Currently, if you mention an object on another object (like mentioning T123 in a comment T456), we permanently write a timeline story on the mentioned object ("alice mentioned this on Txxx.") and create a permanent "mentioned" relationship. This relationship is append-only, so if you later edit your comment to remove the mention in the comment text, that does not unpublish the story or revoke the relationship.
In both PHI1496 and PHI1602, users mentioned some objects by mistake and wished to undo these relationships later.
There are two general concerns with this: a product concern that undoing things is generally confusing, and a technical concern that it's currently hard/expensive/impossible to undo them anyway.
On the product concern:
"Mentioned" currently means "was ever mentioned", not "is currently mentioned". [P]art of it is for consistency and so that mentions don't vanish after users make edits. For example, if you're looking at some other object and see "alice mentioned this on Txxx." in the timeline for that object, it's potentially either confusing or inconsistent if a later edit to the mentioning task can remove the mention ("confusing" if the timeline story vanishes and you aren't sure why; "inconsistent" if the timeline story sticks around and still shows the mention, but the mention list updates and removes the mention). There are no other cases today where a timeline story can vanish (outside of explicit object destruction with bin/remove destroy).
On the technical concern:
[T]he technical change to make this mean "is currently mentioned" isn't straightforward, either. Consider and object with a large number of comments (say, 5,000 -- maybe this is a Conpherence chatroom, or a task with a lot of bot activity). If I add another comment which mentions T123, then edit my comment to remove the mention of T123, we can't just remove the mention relationship: it's possible one or more other comments also mention T123. We'd have to load all 5,000 comments and reprocess them to see if any of them mention T123, or store the relationship in a reference-counted way, or change the relationship to be a field-level relationship between particular blocks of text and remote objects. All of these approaches involve additional complexity -- for example, blocks of text do not have PHIDs, and a given object may have multiple blocks of text which can trigger mentions (Revisions have both "Summary" and "Test Plan").
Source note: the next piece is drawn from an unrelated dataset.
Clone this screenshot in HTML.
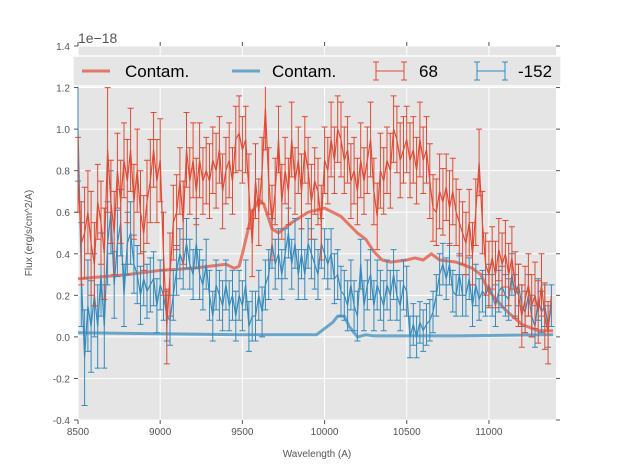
<!DOCTYPE html>
<html><head><meta charset="utf-8"><style>
body{margin:0;background:#fff;font-family:"Liberation Sans",sans-serif}
svg{display:block}
</style></head><body>
<svg id="chart" width="617" height="467" xmlns="http://www.w3.org/2000/svg" font-family="Liberation Sans, sans-serif">
<rect x="78" y="46" width="478" height="374" fill="#E5E5E5"/>
<g id="grid"></g>
<g id="marks"></g>
<g id="axes"></g>
<text x="78" y="43" font-size="14" fill="#555">1e−18</text>
<text x="317" y="457" font-size="10" fill="#555" text-anchor="middle">Wavelength (A)</text>
<text x="32" y="233" font-size="10" fill="#555" text-anchor="middle" transform="rotate(-90 32 233)">Flux (erg/s/cm^2/A)</text>
<g>
<rect x="73" y="56" width="488" height="30" fill="#E5E5E5" stroke="#fff" stroke-width="1.5"/>
<g><line x1="82" y1="71" x2="110" y2="71" stroke="#E24A33" stroke-opacity="0.7" stroke-width="3"/><text x="125" y="77" font-size="17" fill="#000">Contam.</text></g>
<g><line x1="232" y1="71" x2="260" y2="71" stroke="#348ABD" stroke-opacity="0.7" stroke-width="3"/><text x="272" y="77" font-size="17" fill="#000">Contam.</text></g>
<g><path d="M376,71H404M376,62V80M404,62V80M373,62H379M373,80H379M401,62H407M401,80H407" stroke="#E24A33" fill="none"/><text x="419" y="77" font-size="17" fill="#000">68</text></g>
<g><path d="M477,71H505M477,62V80M505,62V80M474,62H480M474,80H480M502,62H508M502,80H508" stroke="#348ABD" fill="none"/><text x="518" y="77" font-size="17" fill="#000">-152</text></g>
</g>
</svg>
<script>
const wl0 = 8500, wlStep = 20;
const redFlux = [0.78,0.45,0.5,0.6,0.45,0.35,0.65,0.55,0.4,0.9,0.65,0.5,0.8,0.65,0.85,0.75,0.9,0.65,0.8,0.6,0.5,0.65,0.75,0.9,0.75,0.85,0.4,0.05,0.3,0.55,0.6,0.75,0.55,0.9,0.75,0.85,0.7,0.85,0.75,0.8,0.75,0.85,0.8,0.9,0.7,0.8,0.85,0.75,0.95,0.98,0.9,0.95,0.7,0.45,0.75,0.6,0.8,1.1,0.75,0.55,0.7,0.95,0.65,0.8,0.7,0.95,0.75,0.85,0.7,0.9,0.8,0.65,0.75,0.7,0.55,0.85,0.8,0.95,0.85,1.0,0.95,0.85,0.9,0.75,0.8,0.7,0.85,0.75,0.85,0.95,0.7,0.58,0.8,0.75,0.85,0.8,1.0,0.95,0.85,0.9,0.95,0.85,0.9,0.8,0.95,0.85,0.9,0.75,0.62,0.6,0.7,0.65,0.72,0.62,0.7,0.6,0.55,0.5,0.45,0.55,0.4,0.6,0.84,0.55,0.35,0.3,0.38,0.3,0.42,0.35,0.4,0.3,0.38,0.25,0.2,0.1,0.18,0.25,0.15,0.2,0.12,0.25,0.1,0.02,0.2];
const redErr = [0.18,0.2,0.22,0.2,0.25,0.2,0.18,0.2,0.22,0.3,0.2,0.2,0.18,0.2,0.18,0.2,0.2,0.18,0.2,0.2,0.18,0.2,0.2,0.18,0.2,0.2,0.2,0.18,0.2,0.18,0.18,0.16,0.2,0.18,0.16,0.18,0.16,0.18,0.16,0.16,0.18,0.16,0.18,0.16,0.18,0.16,0.18,0.16,0.16,0.18,0.16,0.16,0.18,0.16,0.18,0.16,0.16,0.2,0.16,0.18,0.16,0.16,0.18,0.16,0.16,0.18,0.16,0.16,0.18,0.16,0.16,0.18,0.16,0.16,0.18,0.16,0.16,0.18,0.16,0.16,0.18,0.16,0.16,0.18,0.16,0.16,0.18,0.16,0.16,0.18,0.16,0.16,0.18,0.16,0.16,0.18,0.16,0.16,0.18,0.16,0.16,0.18,0.16,0.16,0.18,0.16,0.16,0.18,0.16,0.16,0.18,0.16,0.16,0.18,0.16,0.16,0.16,0.15,0.15,0.16,0.15,0.16,0.16,0.15,0.15,0.16,0.15,0.16,0.15,0.15,0.16,0.15,0.15,0.16,0.15,0.15,0.16,0.15,0.15,0.16,0.15,0.15,0.16,0.15];
const blueFlux = [1.0,0.3,-0.1,0.15,0.05,0.2,0.05,0.3,0.05,0.45,0.6,0.25,0.45,0.55,0.2,0.45,0.5,0.35,0.3,0.2,0.28,0.22,0.25,0.28,0.15,0.25,0.2,0.1,0.08,0.2,0.32,0.4,0.35,0.45,0.35,0.3,0.45,0.3,0.25,0.35,0.2,0.1,0.25,0.2,0.15,0.25,0.15,0.2,0.1,0.2,0.15,0.25,0.05,0.1,0.1,0.2,0.12,0.25,0.3,0.45,0.35,0.4,0.3,0.4,0.5,0.35,0.45,0.3,0.4,0.3,0.45,0.4,0.35,0.3,0.45,0.4,0.35,0.4,0.28,0.3,0.22,0.2,0.15,0.25,0.15,0.1,0.35,0.15,0.25,0.3,0.15,0.25,0.2,0.15,0.25,0.2,0.3,0.2,0.15,0.25,0.22,0.0,0.06,0.0,0.07,0.03,0.06,0.08,0.12,0.2,0.3,0.35,0.28,0.35,0.22,0.2,0.3,0.2,0.2,0.28,0.15,0.25,0.18,0.22,0.2,0.25,0.2,0.15,0.22,0.24,0.2,0.18,0.3,0.2,0.25,0.15,0.12,0.2,0.1,0.05,0.18,0.12,0.15,0.05,0.15];
const blueErr = [0.25,0.25,0.23,0.22,0.22,0.2,0.2,0.2,0.2,0.2,0.2,0.16,0.16,0.16,0.15,0.15,0.15,0.14,0.14,0.14,0.13,0.13,0.13,0.13,0.13,0.12,0.12,0.12,0.12,0.12,0.12,0.12,0.12,0.12,0.12,0.12,0.12,0.12,0.12,0.12,0.12,0.12,0.12,0.12,0.12,0.12,0.12,0.12,0.12,0.12,0.12,0.12,0.12,0.12,0.12,0.12,0.12,0.12,0.12,0.12,0.12,0.12,0.12,0.12,0.12,0.12,0.12,0.12,0.12,0.12,0.12,0.12,0.12,0.12,0.12,0.12,0.12,0.12,0.12,0.12,0.12,0.12,0.12,0.12,0.12,0.12,0.12,0.12,0.12,0.12,0.12,0.12,0.12,0.12,0.12,0.12,0.12,0.12,0.12,0.12,0.12,0.1,0.1,0.1,0.1,0.1,0.1,0.1,0.1,0.1,0.1,0.1,0.1,0.1,0.1,0.1,0.1,0.1,0.1,0.1,0.1,0.1,0.1,0.1,0.1,0.1,0.1,0.1,0.1,0.1,0.1,0.1,0.1,0.1,0.1,0.1,0.1,0.1,0.1,0.1,0.1,0.1,0.1,0.1,0.1];
const contamRedWl = [8500,8800,9000,9200,9400,9450,9480,9500,9560,9600,9630,9680,9720,9800,9900,10000,10100,10200,10250,10300,10350,10400,10500,10550,10600,10650,10700,10800,10900,10950,11000,11100,11200,11300,11390];
const contamRedFlux = [0.28,0.3,0.32,0.33,0.35,0.33,0.34,0.4,0.6,0.66,0.64,0.52,0.5,0.55,0.6,0.62,0.58,0.5,0.47,0.41,0.37,0.36,0.37,0.38,0.37,0.4,0.37,0.36,0.33,0.3,0.22,0.13,0.06,0.03,0.03];
const contamBlueWl = [8500,9000,9500,9950,10000,10050,10080,10120,10150,10200,10250,10300,10800,11390];
const contamBlueFlux = [0.02,0.015,0.01,0.01,0.04,0.07,0.1,0.1,0.05,0.0,0.01,0.005,0.005,0.01];
const xTicks = [8500,9000,9500,10000,10500,11000];
const yTicks = [-0.4,-0.2,0.0,0.2,0.4,0.6,0.8,1.0,1.2,1.4];

const X0=78,X1=556,Y0=46,Y1=420, XMIN=8500,XMAX=11408,YMIN=-0.4,YMAX=1.4;
const xs=w=>X0+(w-XMIN)/(XMAX-XMIN)*(X1-X0);
const ys=v=>Y1-(v-YMIN)/(YMAX-YMIN)*(Y1-Y0);
const NS="http://www.w3.org/2000/svg";
function mk(tag,attrs,parent){const e=document.createElementNS(NS,tag);for(const k in attrs)e.setAttribute(k,attrs[k]);parent.appendChild(e);return e;}
const grid=document.getElementById('grid'),marks=document.getElementById('marks'),axes=document.getElementById('axes');
xTicks.forEach(t=>{const x=xs(t);
 const g=mk('line',{x1:x,x2:x,y1:Y0,y2:Y1,stroke:'#fff','stroke-width':1},grid);
 
 
 mk('line',{x1:x,x2:x,y1:Y1,y2:Y1+4,stroke:'#555'},axes);
 mk('line',{x1:x,x2:x,y1:Y0,y2:Y0-4,stroke:'#555'},axes);
 const l=mk('text',{x:x,y:Y1+15,'font-size':10,fill:'#555','text-anchor':'middle'},axes);
 l.textContent=t;
 
 
});
yTicks.forEach(t=>{const y=ys(t);
 const g=mk('line',{x1:X0,x2:X1,y1:y,y2:y,stroke:'#fff','stroke-width':1},grid);
 
 
 mk('line',{x1:X0-4,x2:X0,y1:y,y2:y,stroke:'#555'},axes);
 mk('line',{x1:X1,x2:X1+4,y1:y,y2:y,stroke:'#555'},axes);
 const l=mk('text',{x:X0-8,y:y+4,'font-size':10,fill:'#555','text-anchor':'end'},axes);
 l.textContent=t.toFixed(1);
 
 
});
function series(fl,er,color,name){
 const g=mk('g',{},marks);
 
 
 let d='',e='';
 fl.forEach((v,i)=>{const x=xs(wl0+i*wlStep);
  if(x>X1+1)return;
  d+=(i?'L':'M')+x.toFixed(1)+','+ys(v).toFixed(1);
  const a=ys(v+er[i]),b=ys(v-er[i]);
  e+=`M${x.toFixed(1)},${a.toFixed(1)}V${b.toFixed(1)}M${(x-3).toFixed(1)},${a.toFixed(1)}h6M${(x-3).toFixed(1)},${b.toFixed(1)}h6`;
 });
 mk('path',{d:e,stroke:color,fill:'none','stroke-width':1},g);
 mk('path',{d:d,stroke:color,fill:'none','stroke-width':1.2},g);
}
function contam(w,f,color,name){
 let d='';w.forEach((x,i)=>{d+=(i?'L':'M')+xs(x).toFixed(1)+','+ys(f[i]).toFixed(1);});
 const p=mk('path',{d:d,stroke:color,'stroke-opacity':0.7,fill:'none','stroke-width':3,'stroke-linejoin':'round'},marks);
 
 
}
contam(contamRedWl,contamRedFlux,'#E24A33','contam-red-line');
contam(contamBlueWl,contamBlueFlux,'#348ABD','contam-blue-line');
series(blueFlux,blueErr,'#348ABD','series-minus152');
series(redFlux,redErr,'#E24A33','series-68');
</script>
</body></html>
PHI1602 raises the difficulty further: the mentions were in a custom field.
Setting aside the product concern, we can address the technical concern by making each mention store the field where it appears (for example: the summary, or comment X, or custom field Q, and tracking mentions on a field-by-field basis. When a particular field is edited, we can safely remove mentions attributed to that field which are no longer present.
I suspect we shouldn't actually undo the mention or story, but the UI could change to look more like this:
Mentioned in Summary:
- T123
- T456
Mentioned in Comments:
- T789
(9 other tasks were previously mentioned on this object. Show Outdated Mentions)
Mentions are currently stored as edges, and we can't reasonably fit the additional data required by field-level tracking into the edge schema. T13419 and/or T13056 may make some aspects of this easier. I suspect the path forward is just a custom table, but perhaps that custom table can be the same as the table probably implied by T3577.